The article “Drugs, caffeine, chemicals found in Lake
Michigan worry researchers” written by Keith Matheny on September 27, 2013 from
the Detroit Free Press, talks about
how the discovery of chemicals from medicines and personal care products in
Lake Michigan two miles offshore is a rising concern for scientists.
Pharmaceuticals and personal care products, or PPCP’s,
which had previously gone unstudied, have started to get some attention from
researchers because they have been found offshore in Lake Michigan. The
University of Wisconsin-Milwaukee’s School of Freshwater Sciences conducted a
study looking for 54 different types of PPCP’s in Lake Michigan of which 32
were found in the water and 30 were found in the sediment.
Lots of caffeine and antibiotics were found in
concentrations of “’medium’ or ‘high’ ecological risk”. Scientists are worried
that these levels of PPCP’s in the lake could affect the health of organisms
living in it.
These PPCP’s are coming from wastewater plants around Lake
Michigan. Businesses use these to get rid of any waste material and chemicals from
their products. The original argument for using wastewater plants in Lake
Michigan was that the lake is so big that it would dilute the PPCP’s into “undetectability”.
However, the recent study proves that to be false which causes concern for not
only Lake Michigan, but also for the other Great Lakes with wastewater plants.
Another problem is that there is not just one chemical in
the lake; there is a wide variety. A study was performed on fathead minnows that
involved exposing one group of male minnows to two kinds of PPCP’s found in
Lake Michigan, and one group of males to only one kind of PPCP for 28 days. The
minnows that were exposed to both PPCP’s had reduced testosterone, but nothing
happened to the group that was exposed to only one.
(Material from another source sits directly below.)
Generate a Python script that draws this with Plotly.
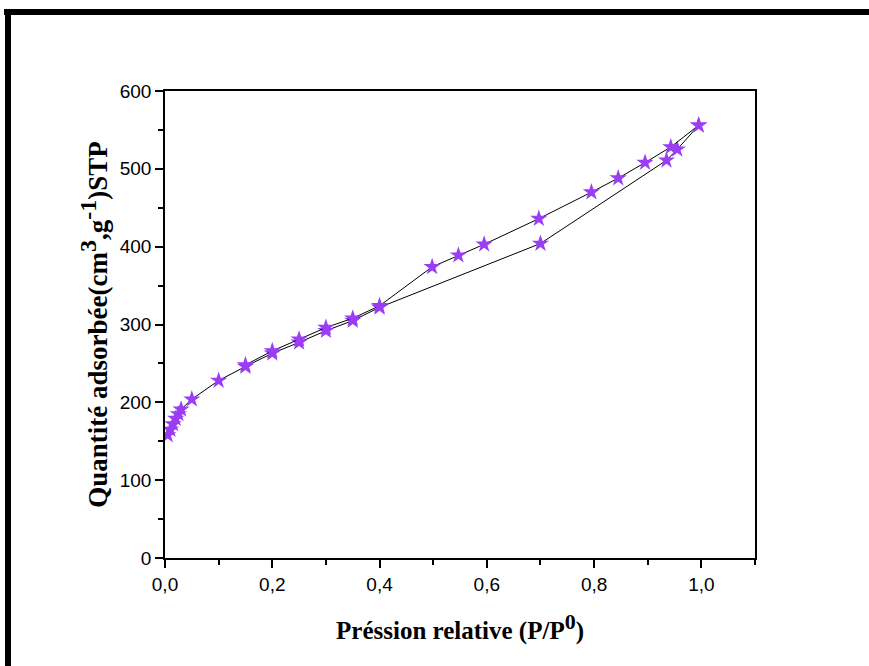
import plotly.graph_objects as go

# Adsorption branch
ads_x = [0.005, 0.01, 0.015, 0.02, 0.025, 0.03, 0.05, 0.10, 0.15, 0.20, 0.25, 0.30, 0.35, 0.40, 0.70, 0.935, 0.955, 0.995]
ads_y = [158, 165, 172, 179, 185, 191, 204, 228, 246, 263, 277, 292, 305, 322, 404, 511, 525, 556]
# Desorption branch
des_x = [0.995, 0.943, 0.895, 0.845, 0.795, 0.697, 0.595, 0.547, 0.498, 0.40, 0.35, 0.30, 0.25, 0.20, 0.15]
des_y = [556, 528, 508, 488, 470, 436, 403, 389, 374, 324, 308, 296, 281, 266, 248]

x_ticks = [0.0, 0.2, 0.4, 0.6, 0.8, 1.0]
y_ticks = [0, 100, 200, 300, 400, 500, 600]

W, H = 869, 666
L, R, T, B = 165, 114, 91, 108
pw, ph = W - L - R, H - T - B

def px(x):
    return (x - L) / pw

def py(y):
    return (H - B - y) / ph

marker = dict(symbol="star", size=13, color="#9B3DF5", line=dict(width=0))
line = dict(color="black", width=1)

fig = go.Figure()
fig.add_trace(go.Scatter(x=ads_x, y=ads_y, mode="lines+markers", marker=marker, line=line, showlegend=False))
fig.add_trace(go.Scatter(x=des_x, y=des_y, mode="lines+markers", marker=marker, line=line, showlegend=False))

axis_common = dict(
    showline=True, linecolor="black", linewidth=1.5, mirror=True,
    showgrid=False, zeroline=False, ticks="outside", ticklen=8, tickwidth=1.5,
    tickcolor="black",
    tickfont=dict(family="Liberation Sans, Arial", size=19, color="black"),
)

x_title_font = dict(family="Liberation Serif, Times New Roman", size=25, color="black")
y_title_font = dict(family="Liberation Serif, Times New Roman", size=27, color="black")
sup_x = "<sup><span style='font-size:22px'>{}</span></sup>"
sup_y = "<sup><span style='font-size:24px'>{}</span></sup>"

fig.update_xaxes(
    range=[0, 1.1], tickvals=x_ticks, tickformat=".1f",
    minor=dict(dtick=0.1, ticks="outside", ticklen=5, tickwidth=1.5, tickcolor="black"),
    title=dict(text="<b>Préssion relative (P/P" + sup_x.format("0") + ")</b>",
               font=x_title_font, standoff=28),
    **axis_common,
)
fig.update_yaxes(
    range=[0, 600], tickvals=y_ticks,
    minor=dict(dtick=50, ticks="outside", ticklen=5, tickwidth=1.5, tickcolor="black"),
    title=dict(text="<b>Quantité adsorbée(cm" + sup_y.format("3") + ",g" + sup_y.format("-1") + ")STP</b>",
               font=y_title_font, standoff=4),
    **axis_common,
)

fig.update_layout(
    width=W, height=H,
    margin=dict(l=L, r=R, t=T, b=B, autoexpand=False),
    paper_bgcolor="white", plot_bgcolor="white",
    separators=", ",
    shapes=[
        dict(type="rect", xref="paper", yref="paper",
             x0=px(4), x1=px(869), y0=py(9), y1=py(15),
             fillcolor="black", line=dict(width=0), layer="above"),
        dict(type="rect", xref="paper", yref="paper",
             x0=px(5), x1=px(11), y0=py(9), y1=py(666),
             fillcolor="black", line=dict(width=0), layer="above"),
    ],
)

fig.write_html("out.html", config={"displayModeBar": False},
               post_script="document.body.style.margin='0';document.body.style.overflow='hidden';")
Scientists are still unsure of the effects that these
low-level PPCP’s have on different types of organisms and even humans. Until
this is known, not much will be done to try to help this problem. The Muskegon
Wastewater Management System said, “’We don’t do anything specific for them —
we have our treatment that’s in place’ for sewage ‘and that’s all they get.’”
They are not planning on making any significant changes because of the
discovery of these PPCP’s.
But there is a new treatment technology to take care of the
low-level PPCP’s in the wastewater plants that scientists are urging the
wastewater plants to use. However, the new technology is very expensive, and
some plants find it an impractical use of money and can’t afford it.
I can connect this article to our Biology class because we
are studying biomagnification. Biomagnification is the process by which
contaminants are found at progressively higher concentrations as they pass from
one trophic level to the next in an ecosystem. This means that the contaminants
in the water are eaten by a small organism or producer, and then a bigger animal
eats multiple of those organisms so it has more contaminants in its body, and this
continues up the food chain and the level of contaminants gets higher in each
level. This is what researchers are worried could happen in Lake Michigan that
would affect the health of many organisms.
I see both sides of this argument. I think that the School of
Freshwater Sciences is right in their thinking that there should be new treatments
put in place to try to control the levels of PPCP’s so that they don’t get out
of control and start to biomagnify. However, I also think that the Wastewater
Management System also has a point that it is expensive and a lot of work to
put these new treatments in place. I hope that some of these new treatment
technologies will gradually be able to be put in place in many plants around
Lake Michigan, and that the PPCP levels will gradually decrease.